Backtrack on lending rules ‘positive’
The Imported Motor Vehicle Industry Association (VIA) is lamenting that a government backtrack on finance legislation is still going to leave used-car dealers facing another few months of trade being restricted.
David Vinsen, chief executive, says he is pleased the government has listened to concerns about the impact of amendments to the Credit Contracts and Consumer Finance Act (CCCFA) that were introduced on December 1 last year.
However, he told Autofile Online he is disappointed that dealers and finance companies will have to continue to operate under the “unwieldy” laws for a number of weeks at least.
“The government has now had to backtrack and better that than not, but it’s going to take some months before any substantive changes are made,” explains Vinsen, pictured.
“It’s a positive they have listened under pressure but disappointing it’s going to take so long because it’s another few months of trading being restricted.
“People wanting to buy things or borrow money will still be prevented from doing so for the coming months by these onerous rules.
“People will continue to want to buy cars and will get disappointed, angry and frustrated when they can’t but with banks and lending institutions knowing changes are on the way it may dilute the effects of what’s currently in place.”
He adds the problem of declining rates of loan approvals under the current rules could have been averted had officials paid closer attention to submissions made during the consultation process on last year’s CCCFA amendments.
December’s regulatory changes have prescribed minimum standards for lenders’ assessment of suitability and affordability of loans, which means consumers face extra scrutiny on their spending habits.
David Clark, Minister of Commerce and Consumer Affairs, announced on March 11 plans to tweak the laws to address unintended consequences of the rules.
“I’m very pleased that the government has listened, at last,” he says. “It’s a pity they did not properly read and understand and take cognisance of the various submissions made by banks and other lending institutions.

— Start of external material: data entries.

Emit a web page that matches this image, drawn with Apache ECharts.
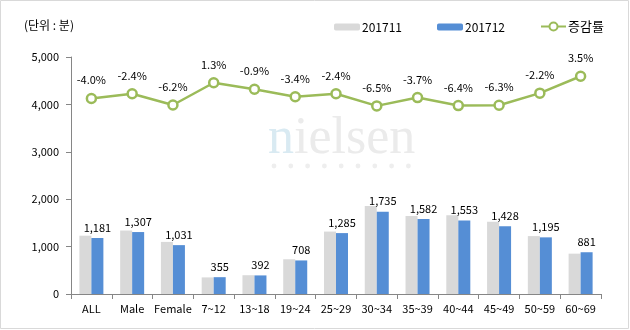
<!DOCTYPE html>
<html>
<head>
<meta charset="utf-8">
<script src="https://cdn.jsdelivr.net/npm/echarts@6/dist/echarts.min.js"></script>
<style>
html,body{margin:0;padding:0;background:#fff;}
#c{width:630px;height:330px;}
</style>
</head>
<body>
<div id="c"></div>
<script>
var categories = ['ALL','Male','Female','7~12','13~18','19~24','25~29','30~34','35~39','40~44','45~49','50~59','60~69'];
var nov = [1230,1339,1099,350,396,733,1317,1856,1643,1659,1524,1222,851];
var dec = [1181,1307,1031,355,392,708,1285,1735,1582,1553,1428,1195,881];
var rate = [-4.0,-2.4,-6.2,1.3,-0.9,-3.4,-2.4,-6.5,-3.7,-6.4,-6.3,-2.2,3.5];
var yTicks = [0,1000,2000,3000,4000,5000];

var FONT = "'Noto Sans CJK KR', 'Noto Sans', sans-serif";
var chart = echarts.init(document.getElementById('c'), null, {renderer:'canvas'});
var dotEls = [];
for (var i = 0; i < 9; i++) {
  dotEls.push({type:'circle', shape:{cx:274 + i*16.8, cy:166, r:2.4}, style:{fill:'#eeeeee'}, z:-1, silent:true});
}
chart.setOption({
  animation:false,
  textStyle:{fontFamily:FONT},
  graphic:[
    {type:'rect', shape:{x:0.5,y:0.5,width:628,height:328}, style:{fill:'none', stroke:'#d9d9d9', lineWidth:1}, z:-2, silent:true},
    {type:'text', left:24, top:19, style:{text:'(단위 : 분)', font:"12px " + FONT, fill:'#000'}},
    {type:'text', left:268, top:113, z:-1, silent:true, style:{
      text:'{a|n}{b|ielsen}',
      rich:{a:{fontFamily:"'Liberation Serif', serif", fontSize:52, fill:'#d9eaf2'}, b:{fontFamily:"'Liberation Serif', serif", fontSize:52, fill:'#ebebeb'}}
    }}
  ].concat(dotEls),
  legend:[
    {data:['201711'], left:329, top:16, itemWidth:26, itemHeight:7, itemGap:0, textStyle:{fontSize:12, color:'#000', fontFamily:FONT, padding:[0,0,0,-3]}},
    {data:['201712'], left:432, top:16, itemWidth:26, itemHeight:7, itemGap:0, textStyle:{fontSize:12, color:'#000', fontFamily:FONT, padding:[0,0,0,-3]}},
    {data:['증감률'], left:535, top:15, itemWidth:25, itemHeight:10, itemGap:0, textStyle:{fontSize:13, color:'#000', fontFamily:FONT, padding:[0,0,0,-3]}}
  ],
  grid:{left:71, right:29, top:57, bottom:36},
  xAxis:{
    type:'category', data:categories,
    axisLine:{lineStyle:{color:'#868686', width:1}},
    axisTick:{show:true, alignWithLabel:false, length:5, lineStyle:{color:'#868686'}},
    axisLabel:{color:'#000', fontSize:11, margin:9, interval:0}
  },
  yAxis:[
    {type:'value', min:yTicks[0], max:yTicks[yTicks.length-1], interval:1000,
     axisLine:{show:true, lineStyle:{color:'#868686'}},
     axisTick:{show:true, length:5, inside:false, lineStyle:{color:'#868686'}},
     splitLine:{show:false},
     axisLabel:{color:'#000', fontSize:11, margin:12, formatter:function(v){return v.toLocaleString('en-US');}}
    },
    {type:'value', min:-70, max:10, show:false, splitLine:{show:false}}
  ],
  series:[
    {name:'201711', type:'bar', data:nov, barWidth:12, barGap:'0%', itemStyle:{color:'#d9d9d9'}},
    {name:'201712', type:'bar', data:dec, barWidth:12, barGap:'0%', itemStyle:{color:'#558ed5'},
     label:{show:true, position:'top', distance:5, color:'#000', fontSize:11, formatter:function(p){return p.value.toLocaleString('en-US');}}},
    {name:'증감률', type:'line', yAxisIndex:1, data:rate, symbol:'circle', symbolSize:9,
     lineStyle:{color:'#9bbb59', width:2.5},
     itemStyle:{color:'#ffffff', borderColor:'#9bbb59', borderWidth:2.5},
     label:{show:true, position:'top', distance:7, color:'#000', fontSize:11, formatter:function(p){return p.value.toFixed(1)+'%';}}
    }
  ]
});
</script>
</body>
</html>
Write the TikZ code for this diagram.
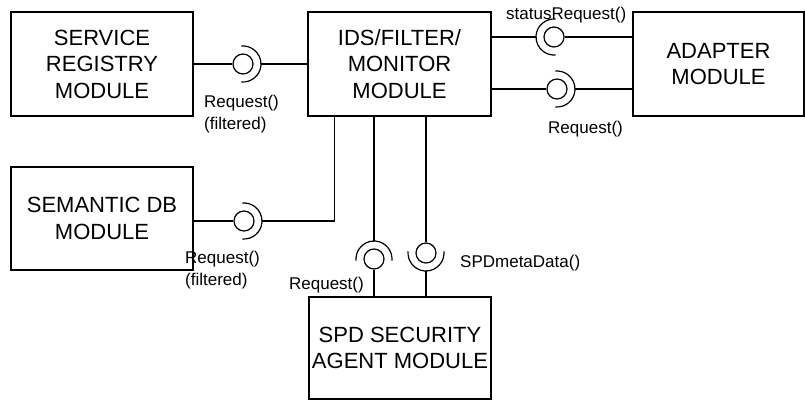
\documentclass[tikz,border=0pt]{standalone}
\usepackage{fontspec}
\setmainfont{Liberation Sans}
\usetikzlibrary{positioning}
\tikzset{module/.style={draw, line width=1.2pt, minimum width=183pt, minimum height=104pt, inner sep=0pt, align=center, font=\fontsize{22}{26.5}\selectfont}}
\tikzset{ball/.style={draw, circle, line width=1.2pt, minimum size=20pt, inner sep=0pt}}
\tikzset{iface/.style={inner sep=0pt, align=left, font=\fontsize{17}{22}\selectfont}}
\tikzset{wire/.style={line width=1.2pt}}
\newcommand\socketarc[3]{\draw[wire] ([shift={(#2:18pt)}]#1.center) arc[start angle=#2, end angle=#3, radius=18pt];}

\begin{document}
\begin{tikzpicture}[x=1pt,y=1pt]
\useasboundingbox (0,0) rectangle (805,-401);
\node[module, minimum width=182pt] (reg) at (102,-64) {SERVICE\\REGISTRY\\MODULE};
\node[module] (ids) at (399.5,-64) {IDS/FILTER/\\MONITOR\\MODULE};
\node[module, minimum width=171pt] (adapter) at (718.5,-64) {ADAPTER\\MODULE};
\node[module, minimum width=182pt, minimum height=103pt] (sem) at (102,-218.5) {SEMANTIC DB\\MODULE};
\node[module, minimum width=182pt, minimum height=102pt] (spd) at (400,-348) {SPD SECURITY\\AGENT MODULE};
% balls and sockets
\node[ball] (b1) at (243,-64) {};
\coordinate (s1) at (261,-64);
\socketarc{b1}{-95}{95}
\node[ball] (b2) at (244,-221) {};
\coordinate (s2) at (262,-221);
\socketarc{b2}{-95}{95}
\node[ball] (b3) at (554,-37) {};
\coordinate (s3) at (536,-37);
\socketarc{b3}{85}{275}
\node[ball] (b4) at (557,-89) {};
\coordinate (s4) at (575,-89);
\socketarc{b4}{-95}{95}
\node[ball] (b5) at (374,-259) {};
\coordinate (s5) at (374,-241);
\socketarc{b5}{-5}{185}
\node[ball] (b6) at (426,-253) {};
\coordinate (s6) at (426,-271);
\socketarc{b6}{175}{365}
% wires
\draw[wire] (reg) -- (b1);
\draw[wire] (s1) -- (ids);
\draw[wire] (sem.east |- b2) -- (b2);
\draw[wire] (s2) -| ([xshift=27pt]ids.south west);
\draw[wire] (ids.east |- s3) -- (s3);
\draw[wire] (b3) -- (adapter.west |- b3);
\draw[wire] (ids.east |- b4) -- (b4);
\draw[wire] (s4) -- (adapter.west |- s4);
\draw[wire] (ids.south -| s5) -- (s5);
\draw[wire] (b5) -- (spd.north -| b5);
\draw[wire] (ids.south -| b6) -- (b6);
\draw[wire] (s6) -- (spd.north -| s6);
% labels
\node[iface, anchor=north west] (l1) at (204,-95) {Request()\\(filtered)};
\node[iface, anchor=north west] (l2) at (185,-251) {Request()\\(filtered)};
\node[iface, anchor=west] (l3) at (506,-15) {statusRequest()};
\node[iface, anchor=west] (l4) at (548,-129) {Request()};
\node[iface, anchor=east] (l5) at (364,-285) {Request()};
\node[iface, anchor=west] (l6) at (460,-263) {SPDmetaData()};
\end{tikzpicture}
\end{document}
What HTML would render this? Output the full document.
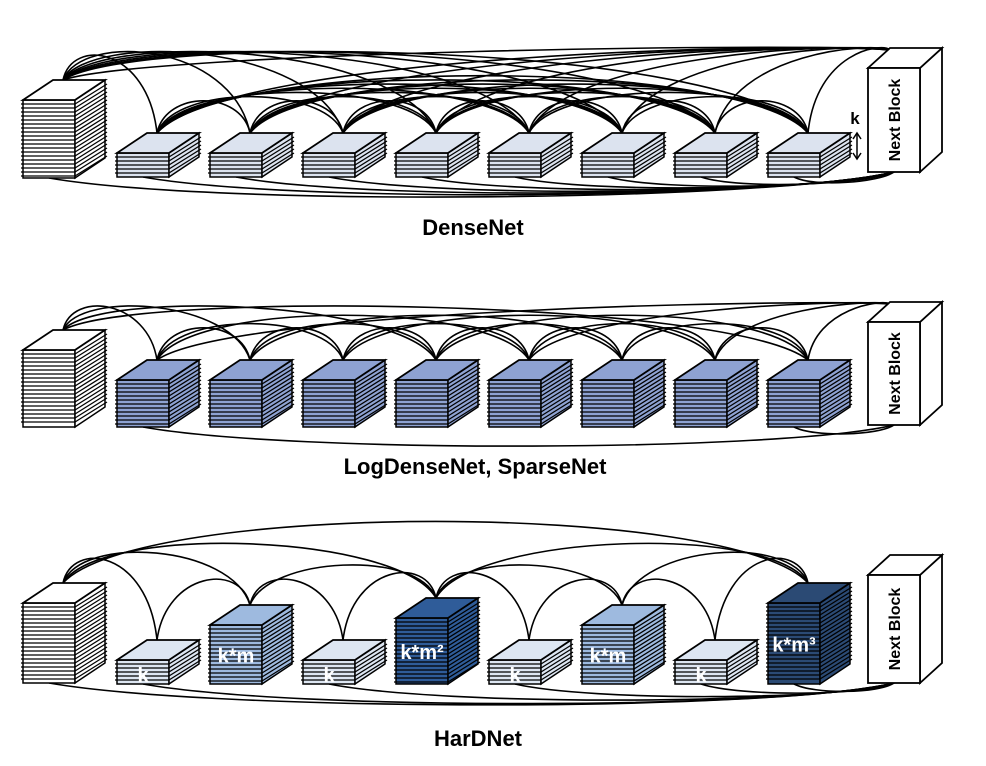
<!DOCTYPE html>
<html><head><meta charset="utf-8"><style>
html,body{margin:0;padding:0;background:#fff;width:986px;height:766px;overflow:hidden}
svg{display:block}
text{font-family:"Liberation Sans",sans-serif;font-weight:bold}
</style></head><body>
<svg id="s" width="986" height="766" viewBox="0 0 986 766" xmlns="http://www.w3.org/2000/svg">
<g id="arcs" fill="none" stroke="#000" stroke-width="1.6"></g>
<g id="blocks"></g>
<g id="labels">
<text x="473" y="235" font-size="22" text-anchor="middle">DenseNet</text>
<text x="475" y="474" font-size="22" text-anchor="middle">LogDenseNet, SparseNet</text>
<text x="478" y="746" font-size="22" text-anchor="middle">HarDNet</text>
<text x="855" y="124" font-size="17" text-anchor="middle">k</text>
<line x1="857" y1="134" x2="857" y2="158" stroke="#000" stroke-width="1.5"/>
<path d="M853,139 L857,133 L861,139 M853,153 L857,159 L861,153" fill="none" stroke="#000" stroke-width="1.5"/>
</g>
<g id="txt"></g>
</svg>
<script>
(function(){
var NS="http://www.w3.org/2000/svg";
var A=document.getElementById('arcs'),B=document.getElementById('blocks'),T=document.getElementById('txt');
function el(p,t,a){var e=document.createElementNS(NS,t);for(var k in a)e.setAttribute(k,a[k]);p.appendChild(e);return e;}
var W=52,DX=30,DY=20;
function stack(x,yt,yb,col){
 var g=el(B,'g',{});
 el(g,'rect',{x:x,y:yt,width:W,height:yb-yt,fill:col,stroke:'#000','stroke-width':1.5});
 el(g,'polygon',{points:(x+W)+','+yt+' '+(x+W+DX)+','+(yt-DY)+' '+(x+W+DX)+','+(yb-DY)+' '+(x+W)+','+yb,fill:col,stroke:'#000','stroke-width':1.5});
 for(var y=yt+4;y<yb-1;y+=4){
  el(g,'line',{x1:x-2,y1:y,x2:x+W,y2:y,stroke:'#000','stroke-width':1.3});
  el(g,'line',{x1:x+W,y1:y,x2:x+W+DX+2,y2:y-DY,stroke:'#000','stroke-width':1.3});
 }
 el(g,'polygon',{points:x+','+yt+' '+(x+DX)+','+(yt-DY)+' '+(x+W+DX)+','+(yt-DY)+' '+(x+W)+','+yt,fill:col,stroke:'#000','stroke-width':1.8});
}
function nextB(x,yt,yb){
 var g=el(B,'g',{});
 el(g,'polygon',{points:(x+W)+','+yt+' '+(x+W+22)+','+(yt-20)+' '+(x+W+22)+','+(yb-20)+' '+(x+W)+','+yb,fill:'#fff',stroke:'#000','stroke-width':1.8});
 el(g,'polygon',{points:x+','+yt+' '+(x+22)+','+(yt-20)+' '+(x+W+22)+','+(yt-20)+' '+(x+W)+','+yt,fill:'#fff',stroke:'#000','stroke-width':1.8});
 el(g,'rect',{x:x,y:yt,width:W,height:yb-yt,fill:'#fff',stroke:'#000','stroke-width':1.8});
}
function arcTop(a,b,minY){
 var d=b[0]-a[0];
 var m=Math.min(a[1],b[1]);
 var rise=28+d*0.045;
 if(m-rise<minY)rise=m-minY;
 var h=rise/0.75;
 var c1=Math.min(a[1],m+10)-h, c2=Math.min(b[1],m+10)-h;
 el(A,'path',{d:'M'+a[0]+','+a[1]+' C'+(a[0]+d*0.1)+','+c1+' '+(b[0]-d*0.1)+','+c2+' '+b[0]+','+b[1]});
}
function arcBot(a,b){
 var d=b[0]-a[0],H=8+d*0.025;
 el(A,'path',{d:'M'+a[0]+','+a[1]+' C'+(a[0]+d*0.2)+','+(a[1]+H)+' '+(b[0]-d*0.15)+','+(b[1]+H)+' '+b[0]+','+b[1]});
}
var XS=[117,210,303,396,489,582,675,768];
// DenseNet
stack(23,100,178,'#fff');
var dN=[[23,100,178]];
XS.forEach(function(x){stack(x,153,177,'#dce3ef');dN.push([x,153,177]);});
nextB(868,68,172);
var dp=dN.map(function(n){return [n[0]+40,n[1]-DY];});dp.push([890,50]);
for(var i=0;i<dp.length;i++)for(var j=i+1;j<dp.length;j++)arcTop(dp[i],dp[j],44);
dN.forEach(function(n){arcBot([n[0]+26,n[2]],[894,172]);});
// LogDenseNet
stack(23,350,427,'#fff');
var lN=[[23,350,427]];
XS.forEach(function(x){stack(x,380,427,'#8ea2d2');lN.push([x,380,427]);});
nextB(868,322,425);
var lp=lN.map(function(n){return [n[0]+40,n[1]-DY];});lp.push([890,304]);
for(var j2=1;j2<lp.length;j2++)[1,2,4,8].forEach(function(o){if(j2-o>=0)arcTop(lp[j2-o],lp[j2],300);});
[1,8].forEach(function(i){arcBot([lN[i][0]+26,lN[i][2]],[894,425]);});
// HarDNet
stack(23,603,683,'#fff');
var hs=[[660,'#dde6f2','k'],[625,'#9ebadf','k*m'],[660,'#dde6f2','k'],[618,'#2f5c99','k*m²'],[660,'#dde6f2','k'],[625,'#9ebadf','k*m'],[660,'#dde6f2','k'],[603,'#2b4a74','k*m³']];
var hN=[[23,603,683]];
hs.forEach(function(h,i){var x=XS[i];stack(x,h[0],684,h[1]);hN.push([x,h[0],684]);
 var t=el(T,'text',{x:x+26,y:(h[0]+684)/2+8+(h[2]=='k'?2:0),'font-size':20,fill:'#fff','text-anchor':'middle'});t.textContent=h[2];});
nextB(868,575,683);
var hp=hN.map(function(n){return [n[0]+40,n[1]-DY];});
for(var l=1;l<=8;l++)for(var p=1;p<=8;p*=2){if(l%p==0&&l-p>=0)arcTop(hp[l-p],hp[l],512);}
[0,1,3,5,7,8].forEach(function(i){arcBot([hN[i][0]+26,hN[i][2]],[894,683]);});
// Next Block labels
[[868,68,172],[868,322,425],[868,575,683]].forEach(function(n){
 var cx=n[0]+W/2+6,cy=(n[1]+n[2])/2;
 var t=el(T,'text',{x:cx,y:cy,'font-size':16,'text-anchor':'middle',transform:'rotate(-90 '+cx+' '+cy+')'});t.textContent='Next Block';
});
})();
</script>
</body></html>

“It’s the government trying to force their rules on people instead of allowing people to get on with their lives and businesses.
“A borrower might stretch themselves a bit because they want a particular car or house and a lender may take a punt because they know the consumer can cope even with inflation and rising interest rates.
“The government should mind their own business and let people make their own decisions.
“That’s not to say that the genuinely vulnerable do not need some protections but it doesn’t have to be a one-size-fits-all for everything.”